Saturday, February 25, 2006

Double vision

This piece, from Reason, has a similar theme to the one I posted yesterday from Maxim but it delves deeper into the philosophical thought processes;

How the neoconservative right adopted the worst errors of the left

".....neoconservative optimism about the prospects for global social engineering seemed to have triumphed any doubts that arose from that domestic skepticism."


The writer uses Thomas Sowell's theory of "constrained" (conservative) and "unconstrained" (left liberal) vision to show how the Bush administration has pretty much adopted the latter worldview. Not only in its approach to Iraq but in the domestic social programmes it is running.

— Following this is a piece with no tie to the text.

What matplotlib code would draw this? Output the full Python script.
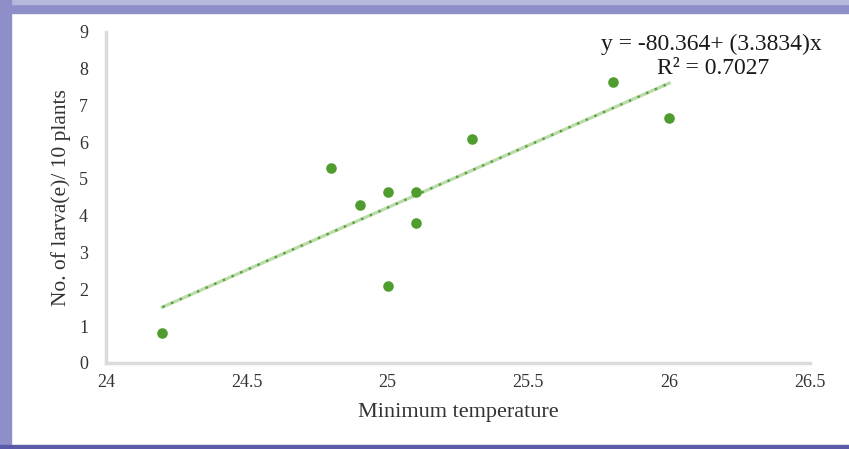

Sowell's constrained vision in its purer forms is probably a shade too constrained, too ready to assume that old customs continue to serve their traditional functions under changed circumstances. But it is the worst features of the unconstrained vision—its hubris, its pretense to omnicompetence—that have taken hold of the right. And if there is wisdom in each of the two perspectives, it should be worrying that, for all the other differences between the major parties, between progressives and conservatives, in this one fundamental way the political landscape increasingly offers only half the picture—different refractions of the same unconstrained vision. With the waning of the constrained perspective's tempering influence, we're left with a political vision that's dangerously double.


Precisely. I suspect over the coming years, throughout the developed world, the only choice we will have is between big government and bigger.